Earlier this year I wrote an article regarding proving the defense of unilateral mistake. In that article, I discussed a case where the appellate court ruled a party asserting the defense of unilateral mistake must prove that the mistake was induced by the party seeking to benefit from the mistake. Based on this opinion, a party moved for a rehearing en bank under Florida Rule of Appellate Procedure 9.331–see applicable portion of 9.331(d)(1)–arguing that in some prior opinions the appellate court required a party asserting unilateral mistake to prove inducement, and in other decisions it did not.
The appellate court granted the rehearing en bank to address this undeniable conflict and lack of uniformity holding that inducement is NOT a required element in proving unilateral mistake: “We conclude that inducement is not an element of unilateral mistake. A contract may be set aside on the basis of a unilateral mistake of material fact if: (1) the mistake was not the result of an inexcusable lack of due care; (2) denial of release from the contract would be inequitable; and (3) the other party to the contract has not so changed its position in reliance on the contract that rescission would be unconscionable.” DePrince v. Starboard Cruise Services, Inc., 43 Fla.L.Weekly D1734a (Fla. 3d DCA 2018). Without the inducement element, the defense of unilateral mistake becomes easier to prove.

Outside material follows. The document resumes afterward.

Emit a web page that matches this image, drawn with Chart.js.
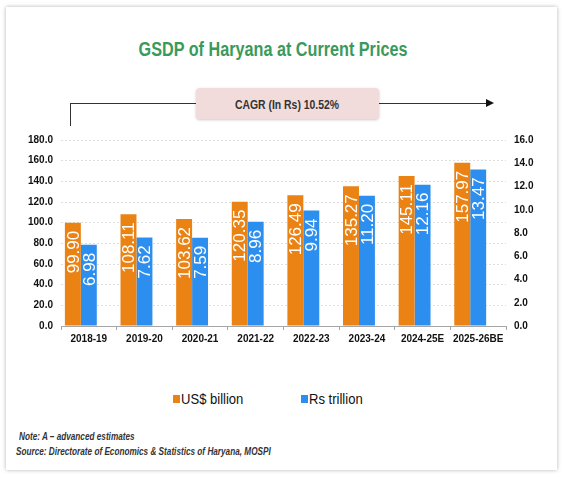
<!DOCTYPE html>
<html>
<head>
<meta charset="utf-8">
<script src="https://cdn.jsdelivr.net/npm/chart.js@4.4.1/dist/chart.umd.min.js"></script>
<style>
  body { margin: 0; background: #fff; font-family: "Liberation Sans", Arial, sans-serif; }
  #card { position: absolute; left: 6px; top: 7px; width: 551px; height: 463px; background: #fff;
    box-shadow: 0 0 4px rgba(0,0,0,0.3); }
  .abs { position: absolute; }
  #title { left: 73px; top: 39px; width: 400px; text-align: center; color: #3a9a5b; line-height: 20px;
    font-weight: bold; font-size: 20px; transform: scaleX(0.81); }
  #cagr { left: 196px; top: 88px; width: 183px; height: 31px; background: #f2dcdb; border-radius: 4px;
    box-shadow: 0 1px 3px rgba(0,0,0,0.22); text-align: center; line-height: 31px; }
  #cagr span { display: inline-block; font-weight: bold; font-size: 13px; color: #333; transform: scaleX(0.8); }
  .line { position: absolute; background: #333; }
  #arrowhead { left: 486px; top: 99px; width: 0; height: 0;
    border-top: 4px solid transparent; border-bottom: 4px solid transparent; border-left: 8px solid #111; }
  #wrap { position: absolute; left: 0; top: 126px; width: 563px; height: 226px; }
  .note { position: absolute; font-size: 10px; line-height: 12px; font-weight: bold; font-style: italic;
    color: #333; white-space: nowrap; transform-origin: left center; transform: scaleX(0.82); }
  .leg { position: absolute; top: 391px; height: 16px; white-space: nowrap; }
  .leg i { position: absolute; left: 0; top: 4px; width: 7px; height: 8px; }
  .leg span { position: absolute; left: 8px; top: 0; font-size: 15px; line-height: 16px; color: #111;
    transform-origin: left center; transform: scaleX(0.87); }
</style>
</head>
<body>
<div id="card"></div>
<div id="title" class="abs">GSDP of Haryana at Current Prices</div>
<div class="line" style="left:70px; top:103px; width:126px; height:1px;"></div>
<div class="line" style="left:379px; top:103px; width:108px; height:1px;"></div>
<div class="line" style="left:70px; top:103px; width:1px; height:23px;"></div>
<div id="arrowhead" class="abs"></div>
<div id="cagr" class="abs"><span>CAGR (In Rs) 10.52%</span></div>
<div id="wrap"><canvas id="gsdpChart"></canvas></div>
<div id="legend"></div>
<div class="note" style="left:19px; top:431px;">Note: A &ndash; advanced estimates</div>
<div class="note" style="left:16px; top:446px;">Source: Directorate of Economics &amp; Statistics of Haryana, MOSPI</div>
<script>
const years = ["2018-19", "2019-20", "2020-21", "2021-22", "2022-23", "2023-24", "2024-25E", "2025-26BE"];
const usdBillion = [99.90, 108.11, 103.62, 120.35, 126.49, 135.27, 145.11, 157.97];
const rsTrillion = [6.98, 7.62, 7.59, 8.96, 9.94, 11.20, 12.16, 13.47];
const seriesNames = ["US$ billion", "Rs trillion"];
const seriesColors = ["#ea8313", "#2c8ff0"];
// empty third slot, so the bar pair sits left of the category centre like the source
const spacer = years.map(() => null);

// white rotated value labels inside the top of each bar
const barLabels = {
  id: "barLabels",
  afterDatasetsDraw(chart) {
    const ctx = chart.ctx;
    chart.data.datasets.forEach((ds, i) => {
      chart.getDatasetMeta(i).data.forEach((bar, j) => {
        if (ds.data[j] == null) return;
        ctx.save();
        ctx.translate(bar.x + 1, bar.y + 8);
        ctx.rotate(-Math.PI / 2);
        ctx.fillStyle = "#fff";
        ctx.font = "17px 'Liberation Sans', Arial, sans-serif";
        ctx.textAlign = "right";
        ctx.textBaseline = "middle";
        ctx.fillText(ds.data[j].toFixed(2), 0, 0);
        ctx.restore();
      });
    });
  }
};

const tickFont = { family: "'Liberation Sans', Arial, sans-serif", size: 10, weight: "bold" };

const ctx = document.getElementById("gsdpChart");

const gsdpChart = new Chart(ctx, {
  type: "bar",
  data: {
    labels: years,
    datasets: [
      {
        label: seriesNames[0],
        data: usdBillion,
        backgroundColor: seriesColors[0],
        yAxisID: "y",
        barPercentage: 1.0,
        categoryPercentage: 0.86
      },
      {
        label: seriesNames[1],
        data: rsTrillion,
        backgroundColor: seriesColors[1],
        yAxisID: "y1",
        barPercentage: 1.0,
        categoryPercentage: 0.86
      },
      {
        label: "",
        data: spacer,
        yAxisID: "y",
        barPercentage: 1.0,
        categoryPercentage: 0.86
      }
    ]
  },
  options: {
    responsive: true,
    maintainAspectRatio: false,
    animation: false,
    layout: {
      padding: { left: 0, right: 0, top: 6, bottom: 0 }
    },
    plugins: {
      legend: { display: false },
      tooltip: { enabled: false }
    },
    scales: {
      x: {
        ticks: { color: "#111", font: tickFont, maxRotation: 0, autoSkip: false, padding: 3 },
        grid: { drawOnChartArea: false, tickLength: 4, color: "#a6a6a6" },
        border: { color: "#a6a6a6" },
        afterFit: s => { s.height = 26; }
      },
      y: {
        position: "left",
        min: 0,
        max: 180,
        ticks: { stepSize: 20, color: "#111", font: tickFont, padding: 8, callback: v => v.toFixed(1) },
        grid: { color: "#dedede", tickLength: 0 },
        border: { display: false, dash: [2, 2] },
        afterFit: s => { s.width = 61; }
      },
      y1: {
        position: "right",
        min: 0,
        max: 16,
        ticks: { stepSize: 2, color: "#111", font: tickFont, padding: 8, callback: v => v.toFixed(1) },
        grid: { drawOnChartArea: false, tickLength: 0 },
        border: { display: false },
        afterFit: s => { s.width = 57; }
      }
    }
  },
  plugins: [barLabels]
});

// legend boxes built from the two real series
const legendX = [173, 301];
document.getElementById("legend").innerHTML = gsdpChart.data.datasets.slice(0, 2).map((ds, i) =>
  `<div class="leg" style="left:${legendX[i]}px"><i style="background:${ds.backgroundColor}"></i><span>${ds.label}</span></div>`
).join("");
</script>
</body>
</html>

9.331(d)(1) Generally. A rehearing en banc may be ordered by a district court of appeal on its own motion or on motion of a party. Within the time prescribed by rule 9.330, a party may move for an en banc rehearing solely on the grounds that the case or issue is of exceptional importance or that such consideration is necessary to maintain uniformity in the court’s decisions. A motion based on any other ground shall be stricken. A response may be served within 10 days of service of the motion. A vote will not be taken on the motion unless requested by a judge on the panel that heard the proceeding, or by any judge in regular active service on the court. Judges who did not sit on the panel are under no obligation to consider the motion unless a vote is requested.